POINT PLEASANT BEACH, N.J. — American taxpayers helped pay for the sand on the Maryland Avenue beach, a popular spot on the New Jersey shore that was devastated by Superstorm Sandy and that has since been rebuilt and maintained with federal money.
Slated to reopen in mid-May, the plan was for only residents of Point Pleasant Beach to use it, at least at first.
But on Friday afternoon, New Jersey’s governor threw cold water on that plan, which is also being used by some shore towns around the country as they inch back toward resuming normal activities in the midst of the coronavirus outbreak.
Democratic Gov. Phil Murphy said reopening public beaches is a local decision. But in doing so, he said, the entire public has to be allowed on the sand.
“A township cannot actually legally restrict folks from outside of their township,” Murphy said. “So that’s not actually within their right to do so.”
From Maine to Florida, officials in some towns say the restrictions are a necessary first step to see if limited beach crowds comply with distancing requirements; the answer will go a long way toward deciding when, or even if, the beaches will be opened up to everyone.
Paul Kanitra, the Republican mayor of Point Pleasant Beach, said earlier this week he felt confident that local, state and federal emergency declarations gave his town the authority to open its beaches as it saw fit to protect people from the virus.
He was surprised to hear Murphy’s directive on Friday.
“I’ve yet to see a solution from them to protect our town from areas where the virus is still raging,” Kanitra said. “If there’s no legal protection from forcing the virus on us, there’s no way we can accept that. It’s irresponsible.”
Long-established law in New Jersey, including a 1984 state Supreme Court ruling, says public beaches must be open to everyone, not just local residents. But these are not normal circumstances. New Jersey has the second-largest number of coronavirus cases in the nation, trailing only New York. Officials in the Jersey Shore towns of Ship Bottom, Harvey Cedars and Long Beach Township also designated their beaches as residents-only.
But critics say the restrictions almost certainly violate federal and state laws governing equal protection, creating two classes of citizens with different rights based solely upon where they live.
“How can it be constitutional that a person who lives near the beach can go on it, but a person who lives a few blocks away across the town line can’t?” asked Ralph Coscia, president of Citizens Right To Access Beaches.
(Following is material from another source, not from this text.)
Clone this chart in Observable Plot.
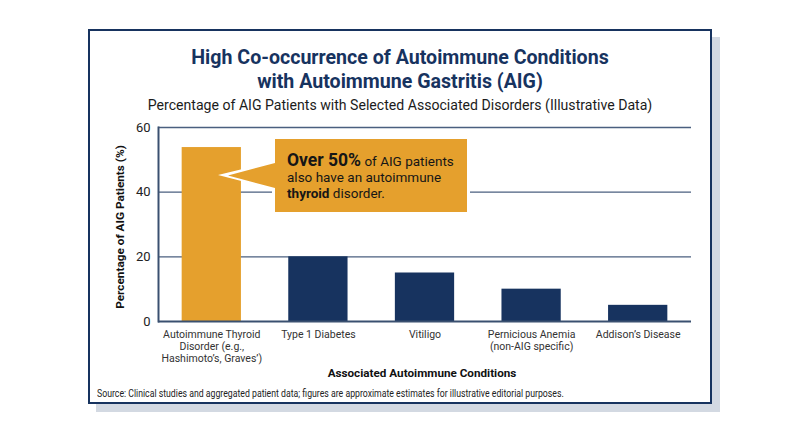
<!DOCTYPE html>
<html><head><meta charset="utf-8">
<script src="https://cdn.jsdelivr.net/npm/d3@7"></script>
<script src="https://cdn.jsdelivr.net/npm/@observablehq/plot@0.6"></script>
<style>
html,body{margin:0;padding:0;background:#fff;width:800px;height:447px;overflow:hidden;font-family:Roboto,sans-serif}
.shadow{position:absolute;left:96px;top:37px;width:624px;height:375px;background:#d3d9e2}
.card{position:absolute;left:88px;top:29px;width:620px;height:371px;background:#fff;border:2px solid #17335f}
.abs{position:absolute;left:0;width:800px;text-align:center}
#title{top:46px;font-size:19.6px;line-height:24px;font-weight:700;color:#17335f}
#sub{top:95px;font-size:14.1px;line-height:20px;color:#1c1c1c}
#chart{position:absolute;left:0;top:115px}
#source{position:absolute;left:97px;top:387px;font-size:10.5px;line-height:13px;color:#222;white-space:nowrap;transform-origin:left top;transform:scaleX(.83)}
.halo,.fill{position:absolute;left:0;top:0;width:800px;height:447px}
.halo{background:#fff;clip-path:polygon(218px 175px,272px 162px,272px 136px,470px 136px,470px 215px,272px 215px,272px 189px)}
.fill{background:#e5a02d;clip-path:polygon(228px 175.5px,275px 163px,275px 139px,467px 139px,467px 212px,275px 212px,275px 188px)}
#note{position:absolute;left:287px;top:152px;width:175px;font-size:13.5px;line-height:16px;color:#161616;white-space:nowrap}
#note b.big{font-size:17.5px}
</style></head><body>
<div class="shadow"></div><div class="card"></div>
<div class="abs" id="title">High Co-occurrence of Autoimmune Conditions<br>with Autoimmune Gastritis (AIG)</div>
<div class="abs" id="sub">Percentage of AIG Patients with Selected Associated Disorders (Illustrative Data)</div>
<div id="chart"></div>
<div class="halo"></div><div class="fill"></div>
<div id="note"><b class="big">Over 50%</b> of AIG patients<br>also have an autoimmune<br><b>thyroid</b> disorder.</div>
<div id="source">Source: Clinical studies and aggregated patient data; figures are approximate estimates for illustrative editorial purposes.</div>
<script>
const categories = ["Autoimmune Thyroid\nDisorder (e.g.,\nHashimoto’s, Graves’)","Type 1 Diabetes","Vitiligo","Pernicious Anemia\n(non-AIG specific)","Addison’s Disease"];
const values = [53.8,20,15,10,5];
const highlighted = [true,false,false,false,false];
const yTicks = [0,20,40,60];
const gridTicks = [20,40,60];
const xTitle = ["Associated Autoimmune Conditions"];
const yTitle = ["Percentage of AIG Patients (%)"];
const rows = categories.map((c,i)=>({c,v:values[i],h:highlighted[i]}));
const navy="#17335f", gold="#e5a02d";
const svg = Plot.plot({
  width:800,height:270,marginTop:12,marginBottom:64,marginLeft:158,marginRight:109,
  style:{fontFamily:"Roboto, sans-serif",background:"transparent",overflow:"visible"},
  x:{domain:categories,paddingInner:0.444,paddingOuter:0.222,align:0.5,round:false,axis:null},
  y:{domain:[0,60],axis:null},
  marks:[
    Plot.ruleY(gridTicks,{stroke:"#4a5f7f",strokeWidth:1.4}),
    Plot.frame({anchor:"left",stroke:"#3a5070",strokeWidth:2}),
    Plot.barY(rows,{x:"c",y:"v",fill:d=>d.h?gold:navy}),
    Plot.ruleY([0],{stroke:"#3a5070",strokeWidth:2}),
    Plot.axisY({ticks:yTicks,tickSize:0,tickPadding:8,fontSize:13,color:"#222",label:null}),
    Plot.axisX({tickSize:0,tickPadding:8,fontSize:10.5,color:"#333",lineHeight:1.15,label:null}),
    Plot.text(xTitle,{frameAnchor:"bottom",lineAnchor:"middle",dx:-3,dy:52,fontSize:11.7,fontWeight:700,fill:"#111"}),
    Plot.text(yTitle,{frameAnchor:"left",rotate:-90,lineAnchor:"middle",textAnchor:"middle",dx:-38,dy:2.5,fontSize:11.8,fontWeight:700,fill:"#111"}),
  ]
});
document.getElementById("chart").append(svg);
</script>
</body></html>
Beaches elsewhere are imposing similar restrictions, including Fort Myers Beach and Key West in Florida. Sheriff’s officers are stopping traffic at highway checkpoints leading into Monroe County, which includes the Keys and turning around nonresidents without a valid business purpose to enter the county at least until June.
Others tried a residents-only policy for a while, but then dropped it, including North Haven, an island off the coast of Maine; and the North Carolina towns of Oak Island, Emerald Isle, and Atlantic Beach.
Atlantic Beach Mayor Trace Cooper said his town avoided questions of constitutionality and public trust requirements by prohibiting parking near the beach, a situation that remained in place for about three weeks.
“We never closed the beach or stood on the sand checking IDs,” he said. “We just closed the parking lots.”
South Carolina Gov. Henry McMaster ordered all public beach access closed March 30, while people with property on the beach could still enjoy the sand and water. He rescinded that order about three weeks later, leaving the decision on public access points up to local governments.
In Point Pleasant Beach, the residents-only plan has divided the town, as well as its nearby neighbors who use the beaches and patronize the restaurants and the boardwalk attractions.
Many year-round residents strongly favor the ban on outsiders. The mayor agrees. He said that as of Friday, Point Pleasant Beach had 31 virus cases in a year-round population of about 4,500, and could see that number spike if large crowds from areas where the virus is more prevalent come to town.
“My residents would lose their minds to know we’d be opening up to all of that,” Kanitra said.
He considered, then rejected, a proposal to set a limit on how many people could be allowed on the beach, regardless of where they come from, and halt access once that number is reached. People would quickly learn that they had to get there early, and would begin lining up hours before the opening time, creating the very lines sand crowding the policy seeks to avoid, Kanitra said.